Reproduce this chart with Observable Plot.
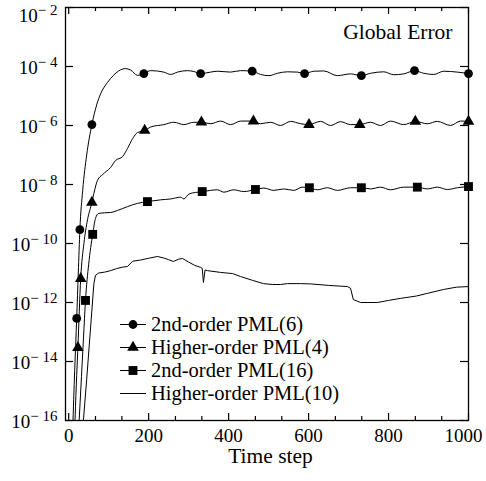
<!DOCTYPE html>
<html><head><meta charset="utf-8">
<script src="https://cdn.jsdelivr.net/npm/d3@7"></script>
<script src="https://cdn.jsdelivr.net/npm/@observablehq/plot@0.6"></script>
<style>
html,body{margin:0;padding:0;background:#fff;}
#wrap{position:relative;width:486px;height:481px;font-family:"Liberation Serif","Times New Roman",serif;color:#000;}
#legend{position:absolute;left:120px;top:313px;font-size:20.5px;line-height:23px;}
.row{display:flex;align-items:center;height:23px;white-space:nowrap;}
.row svg{width:26px;height:23px;margin-right:5px;flex:none;overflow:visible;}
</style></head><body><div id="wrap"></div>
<script>
// ---- data (time step, log10 of global error) ----
const pml6_t = [10,15,20,24,28,35,45,58,70,80,97,112,125,142,155,172,188,205,238,255,272,297,313,330,355,372,405,430,459,480,501,522,547,572,590,613,638,672,705,732,755,788,813,838,865,888,913,938,972,1000];
const pml6_exp = [-16.3,-14.3,-12.54,-11.0,-9.53,-8.2,-7.0,-5.97,-5.3,-4.92,-4.54,-4.3,-4.15,-4.07,-4.12,-4.3,-4.24,-4.14,-4.19,-4.27,-4.19,-4.14,-4.17,-4.24,-4.19,-4.16,-4.19,-4.14,-4.16,-4.27,-4.31,-4.23,-4.18,-4.19,-4.24,-4.16,-4.15,-4.31,-4.25,-4.31,-4.23,-4.18,-4.28,-4.25,-4.14,-4.23,-4.27,-4.16,-4.19,-4.24];
const pml6_markT = [20,28,58,188,330,459,590,732,865,1000];
const pml6_markExp = [-12.54,-9.53,-5.97,-4.24,-4.24,-4.16,-4.24,-4.31,-4.14,-4.24];

const hpml4_t = [15,19,23,30,38,47,58,63,72,85,105,117,135,147,160,172,190,205,238,263,288,313,332,355,380,405,430,462,480,505,530,555,580,601,630,655,680,705,728,755,780,805,838,867,897,922,955,980,1000];
const hpml4_exp = [-16.3,-14.8,-13.53,-11.19,-10.0,-9.2,-8.61,-8.3,-7.86,-7.66,-7.42,-7.19,-7.05,-6.78,-6.44,-6.24,-6.17,-6.05,-5.97,-5.89,-5.97,-5.89,-5.89,-5.94,-5.85,-5.97,-5.85,-5.85,-5.94,-5.89,-6.0,-5.86,-5.94,-5.97,-5.86,-6.0,-5.87,-5.97,-5.97,-5.89,-6.0,-5.85,-5.97,-5.86,-5.94,-5.86,-6.0,-5.85,-5.86];
const hpml4_markT = [23,30,58,190,332,462,601,728,867,1000];
const hpml4_markExp = [-13.53,-11.19,-8.61,-6.17,-5.89,-5.85,-5.97,-5.97,-5.86,-5.86];

const pml16_t = [25,32,37,42,50,60,67,75,90,105,122,147,172,197,230,255,280,288,301,334,355,372,388,413,438,467,488,513,538,563,584,602,622,647,672,705,732,755,780,805,838,872,897,922,947,972,1000];
const pml16_exp = [-16.3,-14.5,-13.2,-11.93,-10.7,-9.69,-9.15,-8.98,-8.96,-8.95,-8.88,-8.75,-8.64,-8.58,-8.52,-8.49,-8.43,-8.49,-8.32,-8.24,-8.2,-8.18,-8.26,-8.18,-8.24,-8.17,-8.12,-8.2,-8.15,-8.2,-8.09,-8.11,-8.18,-8.11,-8.2,-8.11,-8.11,-8.15,-8.09,-8.18,-8.09,-8.09,-8.15,-8.09,-8.17,-8.11,-8.07];
const pml16_markT = [42,60,197,334,467,602,732,872,1000];
const pml16_markExp = [-11.93,-9.69,-8.58,-8.24,-8.17,-8.11,-8.11,-8.09,-8.07];

const hpml10_t = [35,45,55,63,67,75,90,105,120,135,147,160,180,200,222,240,250,262,275,285,300,315,330,334,337,341,347,380,410,430,460,487,510,530,547,580,605,650,697,705,712,730,772,800,830,870,897,937,970,1000];
const hpml10_exp = [-16.3,-14.6,-12.8,-11.36,-11.08,-11.0,-10.97,-10.92,-10.85,-10.8,-10.78,-10.6,-10.56,-10.5,-10.44,-10.5,-10.55,-10.61,-10.53,-10.51,-10.63,-10.74,-10.81,-10.84,-11.32,-10.9,-10.92,-10.98,-11.02,-11.12,-11.25,-11.36,-11.39,-11.39,-11.36,-11.36,-11.37,-11.42,-11.46,-11.52,-11.9,-12.0,-12.0,-11.93,-11.86,-11.78,-11.69,-11.56,-11.48,-11.46];

const legendLabels = ["2nd-order PML(6)","Higher-order PML(4)","2nd-order PML(16)","Higher-order PML(10)"];
const legendSymbols = ["circle","triangle","square",null];
const yTickExps = [-2,-4,-6,-8,-10,-12,-14,-16];
const xMajorTicks = [0,200,400,600,800,1000];
const xMinorTicks = [67,133,267,333,467,533,667,733,867,933];
const titleText = "Global Error";
const xLabel = "Time step";

// ---- layout ----
const W=486,H=481,ML=65,MR=18,MT=7,MB=61;
const plotW=W-ML-MR, plotH=H-MT-MB;
const FONT='"Liberation Serif","Times New Roman",serif';

const rows=(t,e)=>t.map((x,i)=>({t:x,err:Math.pow(10,e[i])}));
const s6=rows(pml6_t,pml6_exp), s4=rows(hpml4_t,hpml4_exp), s16=rows(pml16_t,pml16_exp), s10=rows(hpml10_t,hpml10_exp);
const m6=rows(pml6_markT,pml6_markExp), m4=rows(hpml4_markT,hpml4_markExp), m16=rows(pml16_markT,pml16_markExp);
const yTicks = yTickExps.map(e=>({v:Math.pow(10,e),lab:"10^\u2212 "+(-e)}));

const lineOpts={x:"t",y:"err",stroke:"black",strokeWidth:1,clip:true};
const svg = Plot.plot({
  width:W,height:H,marginLeft:ML,marginRight:MR,marginTop:MT,marginBottom:MB,
  style:{fontFamily:FONT,background:"white",color:"black"},
  x:{type:"linear",domain:[-8,1000],axis:null},
  y:{type:"log",domain:[1e-16,1e-2],axis:null},
  marks:[
    Plot.line(s10,{...lineOpts,curve:"linear"}),
    Plot.line(s16,{...lineOpts,curve:"monotone-x"}),
    Plot.line(s4,{...lineOpts,curve:"monotone-x"}),
    Plot.line(s6,{...lineOpts,curve:"monotone-x"}),
    Plot.dot(m6,{x:"t",y:"err",symbol:"circle",r:4.4,fill:"black",stroke:"none"}),
    Plot.dot(m4,{x:"t",y:"err",symbol:"triangle",r:4.3,fill:"black",stroke:"none"}),
    Plot.dot(m16,{x:"t",y:"err",symbol:"square",r:5,fill:"black",stroke:"none"}),
    Plot.frame({stroke:"black",strokeWidth:1.3}),
    Plot.tickY(yTicks,{y:"v",insetRight:plotW-8,stroke:"black",strokeWidth:1.2}),
    Plot.tickY(yTicks,{y:"v",insetLeft:plotW-8,stroke:"black",strokeWidth:1.2}),
    Plot.tickX(xMajorTicks,{x:d=>d,insetTop:plotH-7,stroke:"black",strokeWidth:1.2}),
    Plot.tickX(xMajorTicks,{x:d=>d,insetBottom:plotH-7,stroke:"black",strokeWidth:1.2}),
    Plot.tickX(xMinorTicks,{x:d=>d,insetTop:plotH-4,stroke:"black",strokeWidth:1.2}),
    Plot.tickX(xMinorTicks,{x:d=>d,insetBottom:plotH-4,stroke:"black",strokeWidth:1.2}),
    Plot.text(xMajorTicks.slice(0,-1),{x:d=>d,text:d=>String(d),frameAnchor:"bottom",lineAnchor:"top",dy:8,fontSize:19,fill:"black"}),
    Plot.text(xMajorTicks.slice(-1),{x:d=>d,text:d=>String(d),frameAnchor:"bottom",lineAnchor:"top",dy:8,dx:-5,fontSize:19,fill:"black"}),
    Plot.text(yTicks.slice(1),{y:"v",text:"lab",frameAnchor:"left",textAnchor:"end",lineAnchor:"middle",dx:-8,dy:1,fontSize:19,fill:"black"}),
    Plot.text(yTicks.slice(0,1),{y:"v",text:"lab",frameAnchor:"left",textAnchor:"end",lineAnchor:"middle",dx:-8,dy:8,fontSize:19,fill:"black"}),
    Plot.text([titleText],{text:d=>d,frameAnchor:"top-right",textAnchor:"end",lineAnchor:"middle",dx:-16,dy:24.5,fontSize:21.5,fill:"black"}),
    Plot.text([xLabel],{text:d=>d,frameAnchor:"bottom",lineAnchor:"middle",dx:3.5,dy:36,fontSize:21.5,fill:"black"})
  ]
});

d3.select(svg).selectAll("text").filter(function(){return this.textContent.indexOf("^")>=0;}).each(function(){
  const parts=this.textContent.split("^");
  const t=d3.select(this); t.selectAll("*").remove(); t.text(null);
  t.append("tspan").text(parts[0]);
  t.append("tspan").attr("dy","-7").attr("font-size","15").text(parts[1]);
});

const wrap=document.getElementById("wrap");
wrap.appendChild(svg);

// ---- legend ----
const leg=d3.select(wrap).append("div").attr("id","legend");
legendLabels.forEach((lab,i)=>{
  const row=leg.append("div").attr("class","row");
  const sw=row.append("svg").attr("viewBox","0 0 26 23");
  sw.append("line").attr("x1",0).attr("x2",26).attr("y1",11.5).attr("y2",11.5).attr("stroke","black").attr("stroke-width",1);
  const sym=legendSymbols[i];
  if(sym){
    const gen={circle:d3.symbolCircle,triangle:d3.symbolTriangle,square:d3.symbolSquare}[sym];
    const r={circle:4.4,triangle:4.3,square:5}[sym];
    sw.append("path").attr("transform","translate(13,11.5)").attr("d",d3.symbol(gen,r*r*Math.PI)()).attr("fill","black");
  }
  row.append("span").text(lab);
});
</script></body></html>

**What you will do**
Take every line from the data that contains the word "this".

**Written solution**
Reproduce this chart with Observable Plot.
d3.select(svg).selectAll("text").filter(function(){return this.textContent.indexOf("^")>=0;}).each(function(){
  const parts=this.textContent.split("^");
  const t=d3.select(this); t.selectAll("*").remove(); t.text(null);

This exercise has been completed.